When approached for comment about its marketing material and the appropriateness of Big Tobacco being involved in healthcare, a PMI spokesperson said the company is trying to abide by the new system.
‘The RACGP was involved in the development of the prescription vaping model, yet it criticises responsible operators like Philip Morris for participating in it, when so many other companies are fuelling the vaping black market,’ they told newsGP.
‘We call on the RACGP to join us in working to stamp out the black market for vaping products and ensure that those who choose to quit smoking through vaping, in consultation with their GP, do so through legal and regulated products like VEEV.’
However, Professor Chapman highlighted the billions of cigarette sales made by PMI globally each year and says that the company opposes policies which jeopardise that trade.
‘Unlike many car manufacturers which have announced dates to end internal combustion engine sales, no tobacco company has announced when it will stop selling cigarettes,’ he said.
‘Many GPs will be understandably very uncomfortable prescribing a “cure” made by a company whose products continue to cause the very problem the cure purports to solve.’
A company is understood by newsGP to have been engaged by PMI to distribute sales and marketing material to pharmacies, and a number of pharmacy banner groups are believed to have signed up to direct deals.

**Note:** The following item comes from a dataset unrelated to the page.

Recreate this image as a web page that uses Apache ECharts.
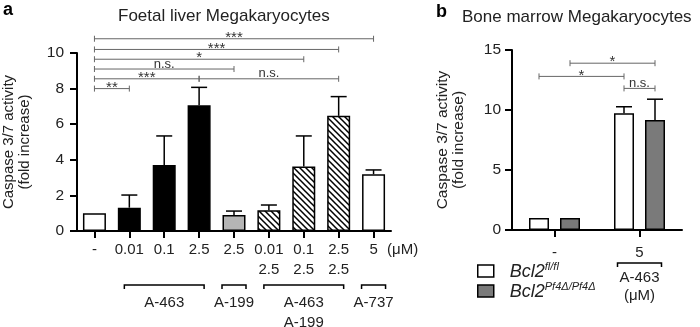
<!DOCTYPE html>
<html>
<head>
<meta charset="utf-8">
<script src="https://cdn.jsdelivr.net/npm/echarts@6/dist/echarts.min.js"></script>
<style>
  html, body { margin: 0; padding: 0; background: #fff; }
  #chart { width: 700px; height: 327px; }
</style>
</head>
<body>
<div id="chart"></div>
<script>
// panel a: foetal liver megakaryocytes
const doseTopA = ['-', '0.01', '0.1', '2.5', '2.5', '0.01', '0.1', '2.5', '5'];
const doseBottomA = ['', '', '', '', '', '2.5', '2.5', '2.5', ''];
const treatmentA = ['none', 'A-463', 'A-463', 'A-463', 'A-199', 'combo', 'combo', 'combo', 'A-737'];
const meanA = [1.0, 1.31, 3.71, 7.07, 0.9, 1.17, 3.62, 6.47, 3.19];
const errA = [0, 0.71, 1.63, 1.0, 0.22, 0.29, 1.72, 1.08, 0.24];
const groupNamesA = ['A-463', 'A-199', 'A-463\nA-199', 'A-737'];
const groupSpansA = [[1, 3], [4, 4], [5, 7], [8, 8]];
const sigPairsA = [[0, 8], [0, 7], [0, 6], [0, 4], [0, 3], [3, 7], [0, 1]];
const sigLevelsA = [10.8, 10.2, 9.65, 9.1, 8.55, 8.55, 8.0];
const sigLabelsA = ['***', '***', '*', 'n.s.', '***', 'n.s.', '**'];

// panel b: bone marrow megakaryocytes
const doseB = ['-', '5'];
const gene = 'Bcl2';
const allelesB = ['fl/fl', 'Pf4Δ/Pf4Δ'];
const meanB = [[1.0, 9.72], [1.0, 9.17]];
const errB = [[0, 0.55], [0, 1.73]];
const groupNamesB = ['A-463\n(μM)'];
const groupSpansB = [[1, 1]];
// pairs as [category, genotype]
const sigPairsB = [[[0, 1], [1, 1]], [[0, 0], [1, 0]], [[1, 0], [1, 1]]];
const sigLevelsB = [13.9, 12.8, 11.8];
const sigLabelsB = ['*', '*', 'n.s.'];

const FONT = 'Liberation Sans, Arial, sans-serif';
const TXT = '#222';

function hatch() {
  const c = document.createElement('canvas');
  c.width = 6; c.height = 6;
  const g = c.getContext('2d');
  g.fillStyle = '#fff';
  g.fillRect(0, 0, 6, 6);
  g.strokeStyle = '#000';
  g.lineWidth = 1.5;
  g.beginPath();
  g.moveTo(-1, -1); g.lineTo(7, 7);
  g.moveTo(-1, 5); g.lineTo(1, 7);
  g.moveTo(5, -1); g.lineTo(7, 1);
  g.stroke();
  return c;
}

const fills = {
  'none': '#fff',
  'A-463': '#000',
  'A-199': '#b5b5b5',
  'combo': { image: hatch(), repeat: 'repeat' },
  'A-737': '#fff'
};
const genoColors = ['#fff', '#7a7a7a'];

const barWB = 20, gapB = 11;
const offB = (barWB + gapB) / 2;

const chart = echarts.init(document.getElementById('chart'));

function bracket(x1, x2, y, label) {
  const kids = [
    { type: 'line', shape: { x1: x1, y1: y, x2: x2, y2: y }, style: { stroke: '#666', lineWidth: 1 } },
    { type: 'line', shape: { x1: x1, y1: y - 3, x2: x1, y2: y + 3 }, style: { stroke: '#666', lineWidth: 1 } },
    { type: 'line', shape: { x1: x2, y1: y - 3, x2: x2, y2: y + 3 }, style: { stroke: '#666', lineWidth: 1 } }
  ];
  const star = label.charAt(0) === '*';
  kids.push({
    type: 'text',
    x: (x1 + x2) / 2,
    y: star ? y - 1 : y - 5,
    style: { text: label, fill: '#333', fontSize: star ? 15 : 13, fontFamily: FONT, align: 'center', verticalAlign: 'middle' }
  });
  return kids;
}

function groupMark(api, first, last, pad, drop, textDy, label, lh) {
  const c1 = api.coord([first, 0]);
  const c2 = api.coord([last, 0]);
  const x1 = c1[0] - pad, x2 = c2[0] + pad, y = c1[1] + drop;
  return {
    type: 'group',
    children: [
      { type: 'polyline', shape: { points: [[x1, y + 4], [x1, y], [x2, y], [x2, y + 4]] }, style: { stroke: '#000', lineWidth: 1.5, fill: null } },
      { type: 'text', x: (x1 + x2) / 2, y: y + textDy, style: { text: label, fill: TXT, fontSize: 15, fontFamily: FONT, align: 'center', verticalAlign: 'top', lineHeight: lh } }
    ]
  };
}

const axisLine = { show: true, lineStyle: { color: '#000', width: 2 } };
const axisTick = { show: true, length: 7, lineStyle: { color: '#000', width: 2 } };

const option = {
  animation: false,
  backgroundColor: '#fff',
  title: [
    { text: 'a', left: 3, top: 1, padding: 0, textStyle: { fontSize: 18, fontWeight: 'bold', color: '#000', fontFamily: FONT } },
    { text: 'Foetal liver Megakaryocytes', left: 118, top: 8, padding: 0, textStyle: { fontSize: 17, fontWeight: 'normal', color: TXT, fontFamily: FONT } },
    { text: 'b', left: 436, top: 3, padding: 0, textStyle: { fontSize: 18, fontWeight: 'bold', color: '#000', fontFamily: FONT } },
    { text: 'Bone marrow Megakaryocytes', left: 462, top: 9, padding: 0, textStyle: { fontSize: 17, fontWeight: 'normal', color: TXT, fontFamily: FONT } }
  ],
  legend: {
    data: allelesB,
    orient: 'vertical',
    left: 477,
    top: 261,
    padding: 0,
    itemWidth: 16,
    itemHeight: 12,
    itemGap: 0,
    icon: 'rect',
    itemStyle: { borderColor: '#000', borderWidth: 1.5 },
    formatter: name => '{g|' + gene + '}{s|' + name + '}',
    textStyle: {
      color: TXT,
      rich: {
        g: { fontSize: 18, fontStyle: 'italic', fontFamily: FONT, color: TXT, lineHeight: 20, verticalAlign: 'bottom', padding: [0, 0, 0, 11] },
        s: { fontSize: 11, fontStyle: 'italic', fontFamily: FONT, color: TXT, lineHeight: 10, verticalAlign: 'top' }
      }
    }
  },
  grid: [
    { left: 76, top: 53, width: 315, height: 178 },
    { left: 512, top: 50, width: 170, height: 180 }
  ],
  xAxis: [
    {
      type: 'category', gridIndex: 0, data: doseTopA.map((d, i) => i),
      axisLine: axisLine, axisTick: Object.assign({ alignWithLabel: true }, axisTick),
      axisLabel: {
        margin: 9, interval: 0, color: TXT, fontFamily: FONT, fontSize: 15, lineHeight: 20,
        formatter: (v, i) => doseBottomA[i] ? doseTopA[i] + '\n' + doseBottomA[i] : doseTopA[i]
      }
    },
    {
      type: 'category', gridIndex: 1, data: doseB,
      axisLine: axisLine, axisTick: Object.assign({ alignWithLabel: true }, axisTick),
      axisLabel: { margin: 15, color: TXT, fontFamily: FONT, fontSize: 15 }
    }
  ],
  yAxis: [
    {
      type: 'value', gridIndex: 0, min: 0, max: 10, interval: 2,
      splitLine: { show: false }, axisLine: axisLine, axisTick: axisTick,
      axisLabel: { margin: 13, color: TXT, fontFamily: FONT, fontSize: 15.5 },
      name: 'Caspase 3/7 activity\n(fold increase)', nameLocation: 'middle', nameGap: 44,
      nameTextStyle: { color: TXT, fontFamily: FONT, fontSize: 15, lineHeight: 16 }
    },
    {
      type: 'value', gridIndex: 1, min: 0, max: 15, interval: 5,
      splitLine: { show: false }, axisLine: axisLine, axisTick: axisTick,
      axisLabel: { margin: 11, color: TXT, fontFamily: FONT, fontSize: 15.5 },
      name: 'Caspase 3/7 activity\n(fold increase)', nameLocation: 'middle', nameGap: 45,
      nameTextStyle: { color: TXT, fontFamily: FONT, fontSize: 15.5, lineHeight: 16 }
    }
  ],
  series: [
    {
      type: 'bar', xAxisIndex: 0, yAxisIndex: 0, barWidth: 23,
      data: meanA.map((v, i) => ({
        value: v,
        itemStyle: { color: fills[treatmentA[i]], borderColor: '#000', borderWidth: 1.5 }
      }))
    },
    {
      type: 'custom', xAxisIndex: 0, yAxisIndex: 0, z: 3,
      data: meanA.map((v, i) => [i, v, errA[i]]),
      renderItem: (params, api) => {
        const e = api.value(2);
        if (!e) return null;
        const p0 = api.coord([api.value(0), api.value(1)]);
        const p1 = api.coord([api.value(0), api.value(1) + e]);
        return {
          type: 'group', children: [
            { type: 'line', shape: { x1: p0[0], y1: p0[1], x2: p1[0], y2: p1[1] }, style: { stroke: '#000', lineWidth: 1.5 } },
            { type: 'line', shape: { x1: p1[0] - 8, y1: p1[1], x2: p1[0] + 8, y2: p1[1] }, style: { stroke: '#000', lineWidth: 1.5 } }
          ]
        };
      }
    },
    {
      type: 'custom', xAxisIndex: 0, yAxisIndex: 0, clip: false,
      data: sigPairsA.map((p, k) => [p[0], p[1], sigLevelsA[k]]),
      renderItem: (params, api) => {
        const k = params.dataIndex;
        const a = api.coord([api.value(0), api.value(2)]);
        const b = api.coord([api.value(1), api.value(2)]);
        return { type: 'group', children: bracket(a[0], b[0], a[1], sigLabelsA[k]) };
      }
    },
    {
      type: 'custom', xAxisIndex: 0, yAxisIndex: 0, clip: false,
      data: groupSpansA.map(s => [s[0], 0]),
      renderItem: (params, api) => {
        const k = params.dataIndex;
        const s = groupSpansA[k];
        return groupMark(api, s[0], s[1], s[0] === s[1] ? 12 : 5, 54, 8, groupNamesA[k], 20);
      }
    },
    {
      name: allelesB[0], type: 'bar', xAxisIndex: 1, yAxisIndex: 1, barWidth: barWB, barGap: (gapB / barWB * 100) + '%',
      itemStyle: { color: genoColors[0], borderColor: '#000', borderWidth: 1.5 },
      data: meanB[0]
    },
    {
      name: allelesB[1], type: 'bar', xAxisIndex: 1, yAxisIndex: 1, barWidth: barWB,
      itemStyle: { color: genoColors[1], borderColor: '#000', borderWidth: 1.5 },
      data: meanB[1]
    },
    {
      type: 'custom', xAxisIndex: 1, yAxisIndex: 1, z: 3,
      data: [0, 1].flatMap(s => meanB[s].map((v, i) => [i, v, errB[s][i], s])),
      renderItem: (params, api) => {
        const e = api.value(2);
        if (!e) return null;
        const dx = api.value(3) ? offB : -offB;
        const p0 = api.coord([api.value(0), api.value(1)]);
        const p1 = api.coord([api.value(0), api.value(1) + e]);
        const x = p0[0] + dx;
        return {
          type: 'group', children: [
            { type: 'line', shape: { x1: x, y1: p0[1], x2: x, y2: p1[1] }, style: { stroke: '#000', lineWidth: 1.5 } },
            { type: 'line', shape: { x1: x - 8, y1: p1[1], x2: x + 8, y2: p1[1] }, style: { stroke: '#000', lineWidth: 1.5 } }
          ]
        };
      }
    },
    {
      type: 'custom', xAxisIndex: 1, yAxisIndex: 1, clip: false,
      data: sigPairsB.map((p, k) => [p[0][0], p[1][0], sigLevelsB[k]]),
      renderItem: (params, api) => {
        const k = params.dataIndex;
        const p = sigPairsB[k];
        const a = api.coord([p[0][0], sigLevelsB[k]]);
        const b = api.coord([p[1][0], sigLevelsB[k]]);
        const xa = a[0] + (p[0][1] ? offB : -offB);
        const xb = b[0] + (p[1][1] ? offB : -offB);
        return { type: 'group', children: bracket(xa, xb, a[1], sigLabelsB[k]) };
      }
    },
    {
      type: 'custom', xAxisIndex: 1, yAxisIndex: 1, clip: false,
      data: groupSpansB.map(s => [s[0], 0]),
      renderItem: (params, api) => {
        const k = params.dataIndex;
        const s = groupSpansB[k];
        return groupMark(api, s[0], s[1], 22, 33, 6, groupNamesB[k], 18);
      }
    }
  ],
  graphic: [
    { type: 'text', left: 387, top: 242, style: { text: '(μM)', fill: TXT, fontSize: 15, fontFamily: FONT } }
  ]
};

chart.setOption(option);
</script>
</body>
</html>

They were approached for comment, but none responded in time for deadline.
Professor Zwar, meanwhile, said he remains hopeful that new Government measures will have a positive impact.
‘Australia has been a world leader in in tobacco control, and we have a unique model here where we are seeking to have nicotine vaping products only available to help people stop smoking who haven’t succeeded with other methods,’ he said.
‘We’re in a unique position, and we don’t have to go down the same road as the rest of the world.
‘We can forge our own path and try to get maximum benefit for health from nicotine vaping products.’
A spokesperson for Minister Butler reiterated the Government’s commitment to reducing access to vapes for recreational purposes.
They said the Federal Government is working with states and territories to close down the sale of vapes in retail settings, as well as to make it easier to get a vape prescription for legitimate therapeutic use.